Transcribe all of the material below word for word and leave out its pictures.

Data block
################

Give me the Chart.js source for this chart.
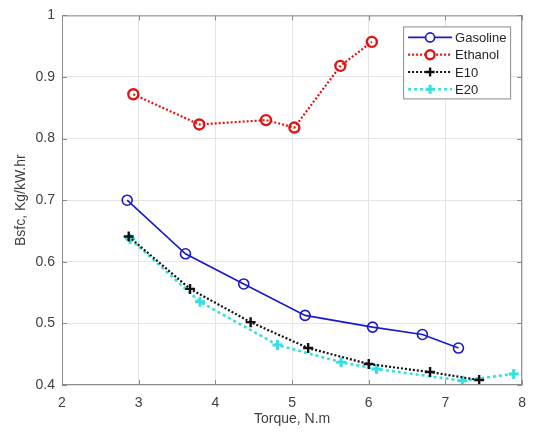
<!DOCTYPE html>
<html>
<head>
<meta charset="utf-8">
<script src="https://cdn.jsdelivr.net/npm/chart.js@4/dist/chart.umd.min.js"></script>
<style>
  html, body { margin: 0; padding: 0; background: #fff; }
  #wrap { width: 536px; height: 433px; position: relative; }
</style>
</head>
<body>
<div id="wrap"><canvas id="bsfcChart"></canvas></div>
<script>
// values
const seriesNames = ['Gasoline', 'Ethanol', 'E10', 'E20'];

const gasolineTorque = [2.85, 3.61, 4.37, 5.17, 6.05, 6.70, 7.17];
const gasolineBsfc   = [0.700, 0.613, 0.564, 0.513, 0.494, 0.482, 0.460];

const ethanolTorque = [2.93, 3.79, 4.66, 5.03, 5.63, 6.04];
const ethanolBsfc   = [0.872, 0.823, 0.830, 0.818, 0.918, 0.957];

const e10Torque = [2.87, 3.67, 4.46, 5.21, 6.00, 6.80, 7.44];
const e10Bsfc   = [0.641, 0.556, 0.502, 0.460, 0.434, 0.421, 0.408];

const e20Torque = [2.89, 3.80, 4.81, 5.64, 6.10, 7.22, 7.89];
const e20Bsfc   = [0.637, 0.535, 0.465, 0.437, 0.426, 0.407, 0.418];

const xTicks = [2, 3, 4, 5, 6, 7, 8];
const yTicks = [0.4, 0.5, 0.6, 0.7, 0.8, 0.9, 1];

function pts(xs, ys) {
  return xs.map(function(x, i) { return { x: x, y: ys[i] }; });
}

const FONT = 'Liberation Sans, Arial, sans-serif';
const AXIS_COLOR = '#8a8a8a';

// box round the plot with inward ticks (matlab style)
const boxPlugin = {
  id: 'boxPlugin',
  afterDatasetsDraw(chart) {
    const ctx = chart.ctx, a = chart.chartArea;
    const sx = chart.scales.x, sy = chart.scales.y;
    ctx.save();
    ctx.strokeStyle = AXIS_COLOR;
    ctx.lineWidth = 1;
    ctx.strokeRect(a.left + 0.5, a.top + 0.5, a.right - a.left - 1, a.bottom - a.top - 1);
    ctx.beginPath();
    xTicks.forEach(function(t) {
      const px = Math.round(sx.getPixelForValue(t)) + 0.5;
      ctx.moveTo(px, a.bottom); ctx.lineTo(px, a.bottom - 5);
      ctx.moveTo(px, a.top); ctx.lineTo(px, a.top + 5);
    });
    yTicks.forEach(function(t) {
      const py = Math.round(sy.getPixelForValue(t)) + 0.5;
      ctx.moveTo(a.left, py); ctx.lineTo(a.left + 5, py);
      ctx.moveTo(a.right, py); ctx.lineTo(a.right - 5, py);
    });
    ctx.stroke();
    ctx.restore();
  }
};

// legend box in the upper right corner
const legendPlugin = {
  id: 'legendBox',
  afterDraw(chart) {
    const ctx = chart.ctx, a = chart.chartArea;
    const bw = 107, bh = 72;
    const bx = a.right - 12 - bw, by = a.top + 11;
    ctx.save();
    ctx.fillStyle = '#fff';
    ctx.fillRect(bx, by, bw, bh);
    ctx.strokeStyle = '#8a8a8a';
    ctx.lineWidth = 1;
    ctx.strokeRect(bx + 0.5, by + 0.5, bw, bh);
    chart.data.datasets.forEach(function(ds, i) {
      const cy = by + 11 + i * 17.3;
      const x0 = bx + 5, x1 = bx + 49;
      ctx.strokeStyle = ds.borderColor;
      ctx.lineWidth = ds.borderWidth;
      ctx.setLineDash(ds.borderDash || []);
      ctx.beginPath();
      ctx.moveTo(x0, cy); ctx.lineTo(x1, cy);
      ctx.stroke();
      ctx.setLineDash([]);
      ctx.lineWidth = ds.pointBorderWidth;
      ctx.strokeStyle = ds.pointBorderColor;
      ctx.fillStyle = '#fff';
      Chart.helpers.drawPoint(ctx, {
        pointStyle: ds.pointStyle,
        radius: 4.5,
        borderWidth: ds.pointBorderWidth
      }, (x0 + x1) / 2, cy);
      ctx.fillStyle = '#262626';
      ctx.font = '13px ' + FONT;
      ctx.textBaseline = 'middle';
      ctx.textAlign = 'left';
      ctx.fillText(ds.label, x1 + 3, cy + 1);
    });
    ctx.restore();
  }
};

new Chart(document.getElementById('bsfcChart'), {
  type: 'scatter',
  data: {
    datasets: [{
      label: seriesNames[0],
      data: pts(gasolineTorque, gasolineBsfc),
      showLine: true,
      borderColor: '#1a1acc',
      backgroundColor: 'rgba(0,0,0,0)',
      borderWidth: 1.6,
      pointStyle: 'circle',
      pointRadius: 5,
      pointBorderWidth: 1.6,
      pointBorderColor: '#1a1acc'
    }, {
      label: seriesNames[1],
      data: pts(ethanolTorque, ethanolBsfc),
      showLine: true,
      borderColor: '#e01414',
      backgroundColor: 'rgba(0,0,0,0)',
      borderWidth: 2.2,
      borderDash: [2, 2],
      pointStyle: 'circle',
      pointRadius: 5,
      pointBorderWidth: 2.4,
      pointBorderColor: '#e01414'
    }, {
      label: seriesNames[2],
      data: pts(e10Torque, e10Bsfc),
      showLine: true,
      borderColor: '#111',
      backgroundColor: 'rgba(0,0,0,0)',
      borderWidth: 2.2,
      borderDash: [2, 2],
      pointStyle: 'cross',
      pointRadius: 5,
      pointBorderWidth: 2.4,
      pointBorderColor: '#111'
    }, {
      label: seriesNames[3],
      data: pts(e20Torque, e20Bsfc),
      showLine: true,
      borderColor: '#36e0e0',
      backgroundColor: 'rgba(0,0,0,0)',
      borderWidth: 2.6,
      borderDash: [3, 3],
      pointStyle: 'cross',
      pointRadius: 5,
      pointBorderWidth: 3,
      pointBorderColor: '#36e0e0'
    }]
  },
  options: {
    responsive: true,
    maintainAspectRatio: false,
    animation: false,
    layout: { padding: { left: 0, top: 12, right: 4, bottom: 0 } },
    plugins: {
      legend: { display: false },
      tooltip: { enabled: false }
    },
    scales: {
      x: {
        type: 'linear',
        min: 2, max: 8,
        afterFit: function(s) { s.height = 48; },
        afterBuildTicks: function(s) { s.ticks = xTicks.map(function(v) { return { value: v }; }); },
        grid: { color: '#e4e4e4', drawTicks: false },
        border: { display: false },
        ticks: {
          color: '#404040', padding: 10,
          font: { family: FONT, size: 14 }
        },
        title: {
          display: true, text: 'Torque, N.m', color: '#404040',
          font: { family: FONT, size: 14 },
          padding: { top: 0, bottom: 5 }
        }
      },
      y: {
        type: 'linear',
        min: 0.4, max: 1,
        afterFit: function(s) { s.width = 62; },
        afterBuildTicks: function(s) { s.ticks = yTicks.map(function(v) { return { value: v }; }); },
        grid: { color: '#e4e4e4', drawTicks: false },
        border: { display: false },
        ticks: {
          color: '#404040', padding: 7,
          font: { family: FONT, size: 14 },
          callback: function(v) { return v === 1 ? '1' : v.toFixed(1); }
        },
        title: {
          display: true, text: 'Bsfc, Kg/kW.hr', color: '#404040',
          font: { family: FONT, size: 14 },
          padding: { top: 13, bottom: 0 }
        }
      }
    }
  },
  plugins: [boxPlugin, legendPlugin]
});
</script>
</body>
</html>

################

The response
Give me the Chart.js source for this chart.
<!DOCTYPE html>
<html>
<head>
<meta charset="utf-8">
<script src="https://cdn.jsdelivr.net/npm/chart.js@4/dist/chart.umd.min.js"></script>
<style>
  html, body { margin: 0; padding: 0; background: #fff; }
  #wrap { width: 536px; height: 433px; position: relative; }
</style>
</head>
<body>
<div id="wrap"><canvas id="bsfcChart"></canvas></div>
<script>
// values
const seriesNames = ['Gasoline', 'Ethanol', 'E10', 'E20'];

const gasolineTorque = [2.85, 3.61, 4.37, 5.17, 6.05, 6.70, 7.17];
const gasolineBsfc   = [0.700, 0.613, 0.564, 0.513, 0.494, 0.482, 0.460];

const ethanolTorque = [2.93, 3.79, 4.66, 5.03, 5.63, 6.04];
const ethanolBsfc   = [0.872, 0.823, 0.830, 0.818, 0.918, 0.957];

const e10Torque = [2.87, 3.67, 4.46, 5.21, 6.00, 6.80, 7.44];
const e10Bsfc   = [0.641, 0.556, 0.502, 0.460, 0.434, 0.421, 0.408];

const e20Torque = [2.89, 3.80, 4.81, 5.64, 6.10, 7.22, 7.89];
const e20Bsfc   = [0.637, 0.535, 0.465, 0.437, 0.426, 0.407, 0.418];

const xTicks = [2, 3, 4, 5, 6, 7, 8];
const yTicks = [0.4, 0.5, 0.6, 0.7, 0.8, 0.9, 1];

function pts(xs, ys) {
  return xs.map(function(x, i) { return { x: x, y: ys[i] }; });
}

const FONT = 'Liberation Sans, Arial, sans-serif';
const AXIS_COLOR = '#8a8a8a';

// box round the plot with inward ticks (matlab style)
const boxPlugin = {
  id: 'boxPlugin',
  afterDatasetsDraw(chart) {
    const ctx = chart.ctx, a = chart.chartArea;
    const sx = chart.scales.x, sy = chart.scales.y;
    ctx.save();
    ctx.strokeStyle = AXIS_COLOR;
    ctx.lineWidth = 1;
    ctx.strokeRect(a.left + 0.5, a.top + 0.5, a.right - a.left - 1, a.bottom - a.top - 1);
    ctx.beginPath();
    xTicks.forEach(function(t) {
      const px = Math.round(sx.getPixelForValue(t)) + 0.5;
      ctx.moveTo(px, a.bottom); ctx.lineTo(px, a.bottom - 5);
      ctx.moveTo(px, a.top); ctx.lineTo(px, a.top + 5);
    });
    yTicks.forEach(function(t) {
      const py = Math.round(sy.getPixelForValue(t)) + 0.5;
      ctx.moveTo(a.left, py); ctx.lineTo(a.left + 5, py);
      ctx.moveTo(a.right, py); ctx.lineTo(a.right - 5, py);
    });
    ctx.stroke();
    ctx.restore();
  }
};

// legend box in the upper right corner
const legendPlugin = {
  id: 'legendBox',
  afterDraw(chart) {
    const ctx = chart.ctx, a = chart.chartArea;
    const bw = 107, bh = 72;
    const bx = a.right - 12 - bw, by = a.top + 11;
    ctx.save();
    ctx.fillStyle = '#fff';
    ctx.fillRect(bx, by, bw, bh);
    ctx.strokeStyle = '#8a8a8a';
    ctx.lineWidth = 1;
    ctx.strokeRect(bx + 0.5, by + 0.5, bw, bh);
    chart.data.datasets.forEach(function(ds, i) {
      const cy = by + 11 + i * 17.3;
      const x0 = bx + 5, x1 = bx + 49;
      ctx.strokeStyle = ds.borderColor;
      ctx.lineWidth = ds.borderWidth;
      ctx.setLineDash(ds.borderDash || []);
      ctx.beginPath();
      ctx.moveTo(x0, cy); ctx.lineTo(x1, cy);
      ctx.stroke();
      ctx.setLineDash([]);
      ctx.lineWidth = ds.pointBorderWidth;
      ctx.strokeStyle = ds.pointBorderColor;
      ctx.fillStyle = '#fff';
      Chart.helpers.drawPoint(ctx, {
        pointStyle: ds.pointStyle,
        radius: 4.5,
        borderWidth: ds.pointBorderWidth
      }, (x0 + x1) / 2, cy);
      ctx.fillStyle = '#262626';
      ctx.font = '13px ' + FONT;
      ctx.textBaseline = 'middle';
      ctx.textAlign = 'left';
      ctx.fillText(ds.label, x1 + 3, cy + 1);
    });
    ctx.restore();
  }
};

new Chart(document.getElementById('bsfcChart'), {
  type: 'scatter',
  data: {
    datasets: [{
      label: seriesNames[0],
      data: pts(gasolineTorque, gasolineBsfc),
      showLine: true,
      borderColor: '#1a1acc',
      backgroundColor: 'rgba(0,0,0,0)',
      borderWidth: 1.6,
      pointStyle: 'circle',
      pointRadius: 5,
      pointBorderWidth: 1.6,
      pointBorderColor: '#1a1acc'
    }, {
      label: seriesNames[1],
      data: pts(ethanolTorque, ethanolBsfc),
      showLine: true,
      borderColor: '#e01414',
      backgroundColor: 'rgba(0,0,0,0)',
      borderWidth: 2.2,
      borderDash: [2, 2],
      pointStyle: 'circle',
      pointRadius: 5,
      pointBorderWidth: 2.4,
      pointBorderColor: '#e01414'
    }, {
      label: seriesNames[2],
      data: pts(e10Torque, e10Bsfc),
      showLine: true,
      borderColor: '#111',
      backgroundColor: 'rgba(0,0,0,0)',
      borderWidth: 2.2,
      borderDash: [2, 2],
      pointStyle: 'cross',
      pointRadius: 5,
      pointBorderWidth: 2.4,
      pointBorderColor: '#111'
    }, {
      label: seriesNames[3],
      data: pts(e20Torque, e20Bsfc),
      showLine: true,
      borderColor: '#36e0e0',
      backgroundColor: 'rgba(0,0,0,0)',
      borderWidth: 2.6,
      borderDash: [3, 3],
      pointStyle: 'cross',
      pointRadius: 5,
      pointBorderWidth: 3,
      pointBorderColor: '#36e0e0'
    }]
  },
  options: {
    responsive: true,
    maintainAspectRatio: false,
    animation: false,
    layout: { padding: { left: 0, top: 12, right: 4, bottom: 0 } },
    plugins: {
      legend: { display: false },
      tooltip: { enabled: false }
    },
    scales: {
      x: {
        type: 'linear',
        min: 2, max: 8,
        afterFit: function(s) { s.height = 48; },
        afterBuildTicks: function(s) { s.ticks = xTicks.map(function(v) { return { value: v }; }); },
        grid: { color: '#e4e4e4', drawTicks: false },
        border: { display: false },
        ticks: {
          color: '#404040', padding: 10,
          font: { family: FONT, size: 14 }
        },
        title: {
          display: true, text: 'Torque, N.m', color: '#404040',
          font: { family: FONT, size: 14 },
          padding: { top: 0, bottom: 5 }
        }
      },
      y: {
        type: 'linear',
        min: 0.4, max: 1,
        afterFit: function(s) { s.width = 62; },
        afterBuildTicks: function(s) { s.ticks = yTicks.map(function(v) { return { value: v }; }); },
        grid: { color: '#e4e4e4', drawTicks: false },
        border: { display: false },
        ticks: {
          color: '#404040', padding: 7,
          font: { family: FONT, size: 14 },
          callback: function(v) { return v === 1 ? '1' : v.toFixed(1); }
        },
        title: {
          display: true, text: 'Bsfc, Kg/kW.hr', color: '#404040',
          font: { family: FONT, size: 14 },
          padding: { top: 13, bottom: 0 }
        }
      }
    }
  },
  plugins: [boxPlugin, legendPlugin]
});
</script>
</body>
</html>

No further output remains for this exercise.